Marshall liked the play and decided to put into Circle’s season for the fall. After much negotiation (to which I was not privy) it was decided that Marshall would put aside his desire to direct the full scale Circle production of The Diviners and gracefully yield that position to me as the playwright’s mentor. It was understood that I would cast William Hurt as CC and Jeff Daniels would remain as Dewey. As fate would have it Hurt got his first big film role in Altered States and the same happened with Jeff with Ragtime.

Thus it was that I got my one and only New York directing credit. The production got good reviews, but did not seize the heart of Mel Gussow, who, instead of Frank Rich, represented the all powerful NYTimes, Gussow gave it a good review, but not the rave needed to assure a move to Broadway. Rich had been unable to attend our opening night because he was scheduled to attend and review a Broadway revival of Brigadoon. A few days later, however, he did see The Diviners and gave it a very, very positive mention in a NYTimes squib called “Critic’s Choice.” Ironically, everyone associated with Circle had predicted that Frank would love The Diviners.

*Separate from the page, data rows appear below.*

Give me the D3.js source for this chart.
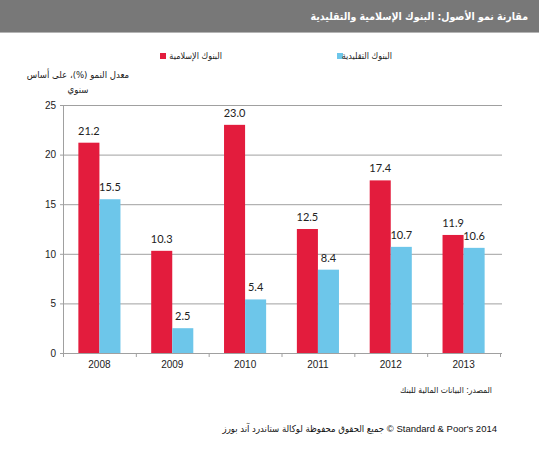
<!DOCTYPE html>
<html>
<head>
<meta charset="utf-8">
<script src="https://cdn.jsdelivr.net/npm/d3@7"></script>
<style>
  body { margin: 0; background: #fff; }
  svg { display: block; }
</style>
</head>
<body>
<div id="chart"></div>
<script>
const years = ['2008', '2009', '2010', '2011', '2012', '2013'];
const islamic = [21.2, 10.3, 23.0, 12.5, 17.4, 11.9];
const conventional = [15.5, 2.5, 5.4, 8.4, 10.7, 10.6];
const seriesNames = ['البنوك الإسلامية', 'البنوك التقليدية'];
const yTicks = [0, 5, 10, 15, 20, 25];

const W = 539, H = 450;
const margin = { top: 105, right: 39, bottom: 97, left: 63 };
const width = W - margin.left - margin.right;
const height = H - margin.top - margin.bottom;
const colors = ['#e31c3d', '#6dc6ea'];
const latin = 'Liberation Sans, Arial, DejaVu Sans Condensed, DejaVu Sans, sans-serif';
const arabic = 'DejaVu Sans Condensed, DejaVu Sans, sans-serif';

const svg = d3.select('#chart').append('svg')
  .attr('width', W).attr('height', H);

// Header bar
svg.append('rect').attr('x', 0).attr('y', 0).attr('width', W).attr('height', 32)
  .attr('fill', '#787878');
svg.append('line').attr('x1', 0).attr('x2', W).attr('y1', 32.5).attr('y2', 32.5)
  .attr('stroke', '#b4b4b4');
svg.append('text')
  .attr('x', 528).attr('y', 20)
  .attr('direction', 'rtl')
  .attr('text-anchor', 'start')
  .attr('fill', '#fff')
  .style('font', `bold 10.5px ${arabic}`)
  .text('مقارنة نمو الأصول: البنوك الإسلامية والتقليدية');

const viz = svg.append('g').attr('transform', `translate(${margin.left},${margin.top})`);

const x = d3.scaleBand().domain(years).range([0, width]).padding(0);
const sub = d3.scaleBand().domain([0, 1]).range([0, x.bandwidth()]).paddingInner(0).paddingOuter(0.73);
const y = d3.scaleLinear().domain([0, 25]).range([height, 0]);

// Gridlines + y axis
viz.append('g')
  .call(d3.axisLeft(y).tickValues(yTicks).tickSize(-width - 2).tickPadding(7))
  .call(g => g.select('.domain').remove())
  .call(g => g.selectAll('.tick line').attr('stroke', '#a0a0a0').attr('x1', -3))
  .call(g => g.selectAll('.tick text').attr('fill', '#222').style('font', `10px ${latin}`));
viz.append('line').attr('x1', 0.5).attr('x2', 0.5).attr('y1', 0).attr('y2', height)
  .attr('stroke', '#a0a0a0');

// Bars
const groups = viz.selectAll('.grp').data(years).join('g')
  .attr('class', 'grp')
  .attr('transform', d => `translate(${x(d)},0)`);

const rows = (d, i) => [islamic[i], conventional[i]].map((v, k) => ({ v, k }));

groups.selectAll('rect').data(rows).join('rect')
  .attr('x', d => sub(d.k))
  .attr('width', sub.bandwidth())
  .attr('y', d => y(d.v))
  .attr('height', d => height - y(d.v))
  .attr('fill', d => colors[d.k]);

groups.selectAll('text').data(rows).join('text')
  .attr('x', d => sub(d.k) + sub.bandwidth() / 2)
  .attr('y', d => y(d.v) - 8)
  .attr('text-anchor', 'middle')
  .attr('fill', '#222')
  .style('font', '11px Lato, Open Sans, sans-serif')
  .text(d => d.v.toFixed(1));

// X axis with ticks between categories
viz.append('line').attr('x1', 0).attr('x2', width).attr('y1', height + 0.5).attr('y2', height + 0.5)
  .attr('stroke', '#a0a0a0');
viz.selectAll('.xtick').data(d3.range(years.length + 1)).join('line')
  .attr('class', 'xtick')
  .attr('x1', i => i * x.step() + 0.5).attr('x2', i => i * x.step() + 0.5)
  .attr('y1', height).attr('y2', height + 4)
  .attr('stroke', '#a0a0a0');
viz.selectAll('.xlab').data(years).join('text')
  .attr('class', 'xlab')
  .attr('x', d => x(d) + x.bandwidth() / 2)
  .attr('y', height + 15)
  .attr('text-anchor', 'middle')
  .attr('fill', '#222')
  .style('font', `10px ${latin}`)
  .text(d => d);

// Legend
const legendPos = [{ sq: 160, tx: 222 }, { sq: 337, tx: 392 }];
seriesNames.forEach((name, k) => {
  svg.append('rect').attr('x', legendPos[k].sq).attr('y', 53).attr('width', 6).attr('height', 6)
    .attr('fill', colors[k]);
  svg.append('text').attr('x', legendPos[k].tx).attr('y', 59)
    .attr('direction', 'rtl').attr('text-anchor', 'start')
    .attr('fill', '#222')
    .style('font', `9px ${arabic}`)
    .text(name);
});

// Y axis title
const yTitle = ['معدل النمو (%)، على أساس', 'سنوي'];
svg.selectAll('.ytitle').data(yTitle).join('text')
  .attr('class', 'ytitle')
  .attr('x', 78).attr('y', (d, i) => 78 + i * 15)
  .attr('direction', 'rtl')
  .attr('text-anchor', 'middle')
  .attr('fill', '#222')
  .style('font', `9.5px ${arabic}`)
  .text(d => d);

// Source and copyright
svg.append('text').attr('x', 492).attr('y', 393)
  .attr('direction', 'rtl').attr('text-anchor', 'start')
  .attr('fill', '#222')
  .style('font', `8.5px ${arabic}`)
  .text('المصدر: البيانات المالية للبنك');
svg.append('text').attr('x', 497).attr('y', 432)
  .attr('direction', 'rtl').attr('text-anchor', 'start')
  .attr('fill', '#111')
  .style('font', `9.5px ${latin}`)
  .text('Standard & Poor\'s 2014 © جميع الحقوق محفوظة لوكالة ستاندرد آند بورز');
</script>
</body>
</html>
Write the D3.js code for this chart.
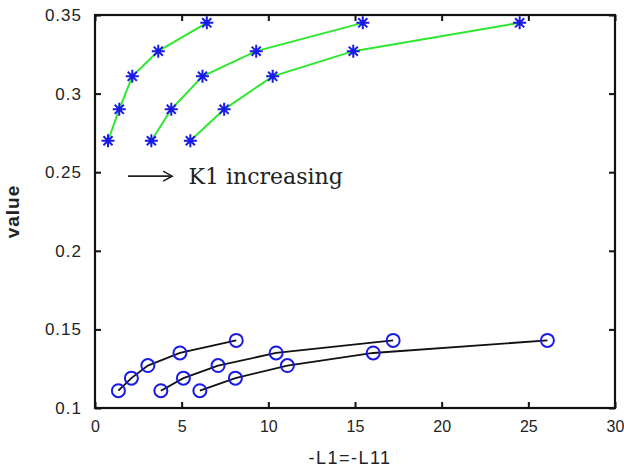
<!DOCTYPE html>
<html>
<head>
<meta charset="utf-8">
<script src="https://cdn.jsdelivr.net/npm/d3@7"></script>
<style>
  body { margin: 0; background: #fff; }
  .tick text { font-family: "Liberation Sans", Arial, sans-serif; font-size: 17px; fill: #222; }
  .yleft .tick text { letter-spacing: 1px; }
  .xbottom .tick text { font-size: 16px; }
</style>
</head>
<body>
<div id="chart"></div>
<script>
// star series (green lines), same y levels for all three curves
const starY = [0.27, 0.29, 0.311, 0.327, 0.345];
const starX1 = [0.75, 1.4, 2.15, 3.65, 6.45];
const starX2 = [3.25, 4.4, 6.2, 9.3, 15.45];
const starX3 = [5.5, 7.45, 10.25, 14.9, 24.5];

// circle series (black lines)
const circY = [0.111, 0.119, 0.127, 0.135, 0.143];
const circX1 = [1.35, 2.1, 3.05, 4.9, 8.15];
const circX2 = [3.8, 5.1, 7.1, 10.45, 17.2];
const circX3 = [6.05, 8.1, 11.1, 16.05, 26.1];

const xTicks = [0, 5, 10, 15, 20, 25, 30];
const yTicks = [0.1, 0.15, 0.2, 0.25, 0.3, 0.35];

const W = 624, H = 474;
const margin = { top: 15, right: 9, bottom: 66, left: 95 };
const width = W - margin.left - margin.right;
const height = H - margin.top - margin.bottom;

const svg = d3.select('#chart').append('svg')
  .attr('width', W)
  .attr('height', H);

const g = svg.append('g')
  .attr('transform', 'translate(' + margin.left + ',' + margin.top + ')');

const x = d3.scaleLinear().domain([0, 30]).range([0, width]);
const y = d3.scaleLinear().domain([0.1, 0.35]).range([height, 0]);

// axes with inward ticks on all four sides
g.append('g')
  .attr('class', 'xbottom')
  .attr('transform', 'translate(0,' + height + ')')
  .call(d3.axisBottom(x).tickValues(xTicks).tickSizeInner(-6).tickSizeOuter(0).tickPadding(13))
  .call(a => a.select('.domain').remove());
g.append('g')
  .call(d3.axisTop(x).tickValues(xTicks).tickSizeInner(-6).tickSizeOuter(0).tickFormat(''))
  .call(a => a.select('.domain').remove());
g.append('g')
  .attr('class', 'yleft')
  .call(d3.axisLeft(y).tickValues(yTicks).tickSizeInner(-6).tickSizeOuter(0).tickPadding(13).tickFormat(d => String(+d.toFixed(2))))
  .call(a => a.select('.domain').remove());
g.append('g')
  .attr('transform', 'translate(' + width + ',0)')
  .call(d3.axisRight(y).tickValues(yTicks).tickSizeInner(-6).tickSizeOuter(0).tickFormat(''))
  .call(a => a.select('.domain').remove());

g.selectAll('.tick line').attr('stroke', '#111').attr('stroke-width', 2);

g.append('rect')
  .attr('width', width)
  .attr('height', height)
  .attr('fill', 'none')
  .attr('stroke', '#111')
  .attr('stroke-width', 2.2);

const line = d3.line()
  .x(d => x(d[0]))
  .y(d => y(d[1]));

const starSets = [starX1, starX2, starX3].map(xs => xs.map((v, i) => [v, starY[i]]));
const circSets = [circX1, circX2, circX3].map(xs => xs.map((v, i) => [v, circY[i]]));

starSets.forEach(pts => {
  g.append('path')
    .attr('d', line(pts))
    .attr('fill', 'none')
    .attr('stroke', '#2ee82e')
    .attr('stroke-width', 2);
});
circSets.forEach(pts => {
  g.append('path')
    .attr('d', line(pts))
    .attr('fill', 'none')
    .attr('stroke', '#111')
    .attr('stroke-width', 1.8);
});

// asterisk markers
const s = 6.5;
const starPath = 'M' + (-s) + ',0L' + s + ',0M0,' + (-s) + 'L0,' + s +
  'M' + (-s * 0.7) + ',' + (-s * 0.7) + 'L' + (s * 0.7) + ',' + (s * 0.7) +
  'M' + (-s * 0.7) + ',' + (s * 0.7) + 'L' + (s * 0.7) + ',' + (-s * 0.7);

g.selectAll('.star')
  .data(starSets.flat())
  .enter().append('path')
    .attr('class', 'star')
    .attr('transform', d => 'translate(' + x(d[0]) + ',' + y(d[1]) + ')')
    .attr('d', starPath)
    .attr('stroke', '#1a1ae6')
    .attr('stroke-width', 2);

g.selectAll('.circ')
  .data(circSets.flat())
  .enter().append('circle')
    .attr('class', 'circ')
    .attr('cx', d => x(d[0]))
    .attr('cy', d => y(d[1]))
    .attr('r', 6.5)
    .attr('fill', 'none')
    .attr('stroke', '#1a1ae6')
    .attr('stroke-width', 2);

// annotation
const ay = y(0.2475);
const ax0 = x(1.9), ax1 = x(4.45);
const ann = g.append('g');
ann.append('line')
  .attr('x1', ax0).attr('x2', ax1)
  .attr('y1', ay).attr('y2', ay)
  .attr('stroke', '#222').attr('stroke-width', 1.6);
ann.append('path')
  .attr('d', 'M' + (ax1 - 9) + ',' + (ay - 5) + 'L' + ax1 + ',' + ay + 'L' + (ax1 - 9) + ',' + (ay + 5))
  .attr('fill', 'none').attr('stroke', '#222').attr('stroke-width', 1.6);
ann.append('text')
  .attr('x', x(5.4))
  .attr('y', ay + 8)
  .attr('font-family', '"DejaVu Serif", "Liberation Serif", serif')
  .attr('font-size', 22)
  .attr('fill', '#222')
  .text('K1 increasing');

// axis titles
svg.append('text')
  .attr('x', margin.left + width / 2 - 5)
  .attr('y', H - 10)
  .attr('text-anchor', 'middle')
  .attr('font-family', '"Liberation Sans", Arial, sans-serif')
  .attr('font-size', 18)
  .attr('letter-spacing', 1.5)
  .attr('fill', '#222')
  .text('-L1=-L11');

svg.append('text')
  .attr('transform', 'translate(19,' + (margin.top + height / 2) + ') rotate(-90)')
  .attr('text-anchor', 'middle')
  .attr('font-family', '"Liberation Sans", Arial, sans-serif')
  .attr('font-size', 19)
  .attr('font-weight', 'bold')
  .attr('letter-spacing', 1)
  .attr('fill', '#222')
  .text('value');
</script>
</body>
</html>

Clearly he did, but fate did not allow him to give us the “money” review that would allow a move to Broadway.

After his graduation from Hanover Jim Leonard moved to Bloomington, IN and with Tom Moseman, founded the Bloomington Playwrights Project to help Indiana playwrights advance their careers. The Project still exists and still has the strong intention of advancing the cause of new and underexposed dramatists. For the last two years I have directed a work for them, and will do so again in November, staging this year’s winner of the Reva Shiner New Comedy prize. Jim Leonard is a producer and writer for Warner Bros. in Hollywood and has been the central writer for several TV series: Close to Home, Skin, Thieves, The Marshall and others. He now works on Dexter. He recently had a highly praised Los Angeles production of a new play, Battle Hymn. He is married to an Indiana gal he knew, but did not date, in high school. They have two sons, both in college, and Jim remains the all around good guy who would accept a small role just to help out a director in trouble, even though he would forget to say his line. Actually, that is a true measure of how passionately he is involved in the only thing theatre cannot survive without–the word written to be spoken.